Investors & the Herd Mentality

Many investors react to market conditions like lemmings:

Stampeding up the high mountain when markets are rising and down into the cold deep sea when markets are falling.

This "herd" mentality can be extremely dangerous to your pocket.

Why? Because investors often get into the market too late and get out too early.

You should never let emotions cloud your trading judgment. But you can turn the crowd's fear and greed to your advantage. To exploit market psychology, you must act in a contrarian fashion, taking the contrary course when the crowd falls prey to its emotions.

Extreme optimism can coincide with market tops. People think the sky's the limit and send stock prices flying. Savvier investors sell into this frenzy and run to cash. The market tanks soon afterward.

Extreme pessimism can be bullish. Toward the end of a big decline, the last bulls throw in the towel and sell with a vengeance. Cooler heads smell a fire sale. They dive into the market and buy equities with both hands to launch the next rally.

Studies by economists and psychologists have found that investors are most influenced by recent events -market news, political events, earnings, and so on and ignore long-term investment and economic fundamentals.

Furthermore, if a movement starts in one direction, it tends to pick up more and more investors with time and momentum.

The impact of this lemming like behavior has been made worse in recent years because financial, economic, and other news affecting investor psychology travel faster than ever before.
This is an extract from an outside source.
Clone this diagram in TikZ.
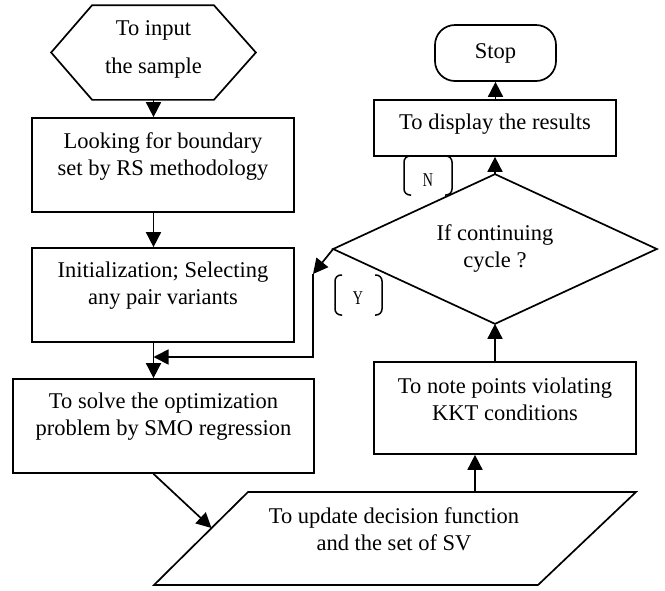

Capital can also flow now between nations with surprising ease, so that international markets respond more quickly to sudden changes with a domino effect in the direction of investor buying and selling.

How do you stay calm during market drops and restrained during market updrafts?

Here are a few guidelines:

1. Have a plan.

2. Know why you're investing and what you want to accomplish.

3. Pick a strategy and investments that best help you reach your goals.

4. Minimize risks.

5. Don't fall prey to the temptations of greed or fear.

6. Know your investment personality.

7. Pick investment strategies and risks you feel comfortable with.

8. Stick to your investment approach.

If you follow a certain type of investing strategy or a particular investment newsletter, stick with it unless there are sound reasons to change. Different strategies often can end up with similar results over the course of a market cycle. It's the switching back and forth between strategies that can cause problems because jittery investors often abandon a strategy that's temporarily out of favour - just before it makes a strong recovery.

9. Sort out the good from the bad.

Learn to recognize the difference between a poor investment and a solid investment that is having an off period.

10. Diversify.

11. Invest regularly according to your long-term plan &

12. Don't read the daily stock pages.

It's the daily following of the inevitable ups and downs of the market that send the average investors reaching for the phone. Instead, check every two to three months.